BEGIN
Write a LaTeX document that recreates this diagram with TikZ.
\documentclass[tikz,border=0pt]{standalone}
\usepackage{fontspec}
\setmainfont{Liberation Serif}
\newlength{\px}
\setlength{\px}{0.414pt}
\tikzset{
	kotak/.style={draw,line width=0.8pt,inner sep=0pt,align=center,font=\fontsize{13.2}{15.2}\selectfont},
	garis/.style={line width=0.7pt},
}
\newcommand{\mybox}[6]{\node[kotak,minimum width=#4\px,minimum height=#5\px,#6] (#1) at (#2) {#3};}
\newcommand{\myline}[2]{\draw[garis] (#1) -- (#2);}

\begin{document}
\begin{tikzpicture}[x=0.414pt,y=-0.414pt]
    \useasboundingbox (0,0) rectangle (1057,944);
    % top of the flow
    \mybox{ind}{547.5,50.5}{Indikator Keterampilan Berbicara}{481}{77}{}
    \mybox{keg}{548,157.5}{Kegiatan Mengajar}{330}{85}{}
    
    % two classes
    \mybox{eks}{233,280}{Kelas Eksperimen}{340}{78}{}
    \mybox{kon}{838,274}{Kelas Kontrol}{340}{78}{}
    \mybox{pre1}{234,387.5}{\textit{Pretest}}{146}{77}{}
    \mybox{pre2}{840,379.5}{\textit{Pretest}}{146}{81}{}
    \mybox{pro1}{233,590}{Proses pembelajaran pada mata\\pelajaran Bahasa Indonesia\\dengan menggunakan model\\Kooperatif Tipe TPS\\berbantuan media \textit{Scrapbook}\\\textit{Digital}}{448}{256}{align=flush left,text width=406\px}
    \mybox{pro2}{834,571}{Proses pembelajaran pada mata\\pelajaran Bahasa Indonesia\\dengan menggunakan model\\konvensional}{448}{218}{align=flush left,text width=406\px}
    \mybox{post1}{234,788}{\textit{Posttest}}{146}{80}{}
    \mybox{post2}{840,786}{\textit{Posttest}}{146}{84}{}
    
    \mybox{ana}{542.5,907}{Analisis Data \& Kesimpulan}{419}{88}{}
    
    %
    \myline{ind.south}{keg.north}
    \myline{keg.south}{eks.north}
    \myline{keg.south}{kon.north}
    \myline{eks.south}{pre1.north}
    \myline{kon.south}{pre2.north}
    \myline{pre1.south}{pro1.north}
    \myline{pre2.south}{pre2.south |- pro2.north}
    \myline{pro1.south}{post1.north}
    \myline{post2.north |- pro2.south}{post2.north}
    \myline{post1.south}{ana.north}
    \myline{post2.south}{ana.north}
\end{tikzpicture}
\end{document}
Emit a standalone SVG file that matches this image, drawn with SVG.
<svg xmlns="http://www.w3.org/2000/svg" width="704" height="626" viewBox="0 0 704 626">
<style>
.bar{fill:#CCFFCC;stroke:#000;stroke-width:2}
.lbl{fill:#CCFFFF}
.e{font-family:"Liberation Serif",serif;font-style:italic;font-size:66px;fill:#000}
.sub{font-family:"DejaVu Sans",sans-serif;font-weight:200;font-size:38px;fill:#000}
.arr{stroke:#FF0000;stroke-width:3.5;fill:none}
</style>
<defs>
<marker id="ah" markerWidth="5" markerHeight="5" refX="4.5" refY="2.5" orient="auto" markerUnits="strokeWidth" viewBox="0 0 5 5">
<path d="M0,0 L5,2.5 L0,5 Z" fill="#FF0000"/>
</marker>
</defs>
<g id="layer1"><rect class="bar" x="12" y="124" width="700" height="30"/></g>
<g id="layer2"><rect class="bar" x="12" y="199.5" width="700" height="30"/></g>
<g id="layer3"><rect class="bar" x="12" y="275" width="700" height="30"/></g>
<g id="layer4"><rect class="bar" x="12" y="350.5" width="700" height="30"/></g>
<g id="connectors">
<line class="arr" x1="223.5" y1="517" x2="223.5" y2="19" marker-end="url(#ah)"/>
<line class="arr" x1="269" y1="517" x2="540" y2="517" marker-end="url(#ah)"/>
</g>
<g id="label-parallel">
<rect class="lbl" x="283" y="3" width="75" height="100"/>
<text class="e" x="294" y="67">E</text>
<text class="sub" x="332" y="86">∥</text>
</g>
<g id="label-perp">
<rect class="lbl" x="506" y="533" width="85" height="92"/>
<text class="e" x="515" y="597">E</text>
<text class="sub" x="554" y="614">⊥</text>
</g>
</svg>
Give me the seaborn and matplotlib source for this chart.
END
**Instructions to follow:**
Exactly reproduce every line of the data above.

**Problem solution:**
Write a LaTeX document that recreates this diagram with TikZ.
\documentclass[tikz,border=0pt]{standalone}
\usepackage{fontspec}
\setmainfont{Liberation Serif}
\newlength{\px}
\setlength{\px}{0.414pt}
\tikzset{
	kotak/.style={draw,line width=0.8pt,inner sep=0pt,align=center,font=\fontsize{13.2}{15.2}\selectfont},
	garis/.style={line width=0.7pt},
}
\newcommand{\mybox}[6]{\node[kotak,minimum width=#4\px,minimum height=#5\px,#6] (#1) at (#2) {#3};}
\newcommand{\myline}[2]{\draw[garis] (#1) -- (#2);}

\begin{document}
\begin{tikzpicture}[x=0.414pt,y=-0.414pt]
    \useasboundingbox (0,0) rectangle (1057,944);
    % top of the flow
    \mybox{ind}{547.5,50.5}{Indikator Keterampilan Berbicara}{481}{77}{}
    \mybox{keg}{548,157.5}{Kegiatan Mengajar}{330}{85}{}
    
    % two classes
    \mybox{eks}{233,280}{Kelas Eksperimen}{340}{78}{}
    \mybox{kon}{838,274}{Kelas Kontrol}{340}{78}{}
    \mybox{pre1}{234,387.5}{\textit{Pretest}}{146}{77}{}
    \mybox{pre2}{840,379.5}{\textit{Pretest}}{146}{81}{}
    \mybox{pro1}{233,590}{Proses pembelajaran pada mata\\pelajaran Bahasa Indonesia\\dengan menggunakan model\\Kooperatif Tipe TPS\\berbantuan media \textit{Scrapbook}\\\textit{Digital}}{448}{256}{align=flush left,text width=406\px}
    \mybox{pro2}{834,571}{Proses pembelajaran pada mata\\pelajaran Bahasa Indonesia\\dengan menggunakan model\\konvensional}{448}{218}{align=flush left,text width=406\px}
    \mybox{post1}{234,788}{\textit{Posttest}}{146}{80}{}
    \mybox{post2}{840,786}{\textit{Posttest}}{146}{84}{}
    
    \mybox{ana}{542.5,907}{Analisis Data \& Kesimpulan}{419}{88}{}
    
    %
    \myline{ind.south}{keg.north}
    \myline{keg.south}{eks.north}
    \myline{keg.south}{kon.north}
    \myline{eks.south}{pre1.north}
    \myline{kon.south}{pre2.north}
    \myline{pre1.south}{pro1.north}
    \myline{pre2.south}{pre2.south |- pro2.north}
    \myline{pro1.south}{post1.north}
    \myline{post2.north |- pro2.south}{post2.north}
    \myline{post1.south}{ana.north}
    \myline{post2.south}{ana.north}
\end{tikzpicture}
\end{document}
Emit a standalone SVG file that matches this image, drawn with SVG.
<svg xmlns="http://www.w3.org/2000/svg" width="704" height="626" viewBox="0 0 704 626">
<style>
.bar{fill:#CCFFCC;stroke:#000;stroke-width:2}
.lbl{fill:#CCFFFF}
.e{font-family:"Liberation Serif",serif;font-style:italic;font-size:66px;fill:#000}
.sub{font-family:"DejaVu Sans",sans-serif;font-weight:200;font-size:38px;fill:#000}
.arr{stroke:#FF0000;stroke-width:3.5;fill:none}
</style>
<defs>
<marker id="ah" markerWidth="5" markerHeight="5" refX="4.5" refY="2.5" orient="auto" markerUnits="strokeWidth" viewBox="0 0 5 5">
<path d="M0,0 L5,2.5 L0,5 Z" fill="#FF0000"/>
</marker>
</defs>
<g id="layer1"><rect class="bar" x="12" y="124" width="700" height="30"/></g>
<g id="layer2"><rect class="bar" x="12" y="199.5" width="700" height="30"/></g>
<g id="layer3"><rect class="bar" x="12" y="275" width="700" height="30"/></g>
<g id="layer4"><rect class="bar" x="12" y="350.5" width="700" height="30"/></g>
<g id="connectors">
<line class="arr" x1="223.5" y1="517" x2="223.5" y2="19" marker-end="url(#ah)"/>
<line class="arr" x1="269" y1="517" x2="540" y2="517" marker-end="url(#ah)"/>
</g>
<g id="label-parallel">
<rect class="lbl" x="283" y="3" width="75" height="100"/>
<text class="e" x="294" y="67">E</text>
<text class="sub" x="332" y="86">∥</text>
</g>
<g id="label-perp">
<rect class="lbl" x="506" y="533" width="85" height="92"/>
<text class="e" x="515" y="597">E</text>
<text class="sub" x="554" y="614">⊥</text>
</g>
</svg>
Give me the seaborn and matplotlib source for this chart.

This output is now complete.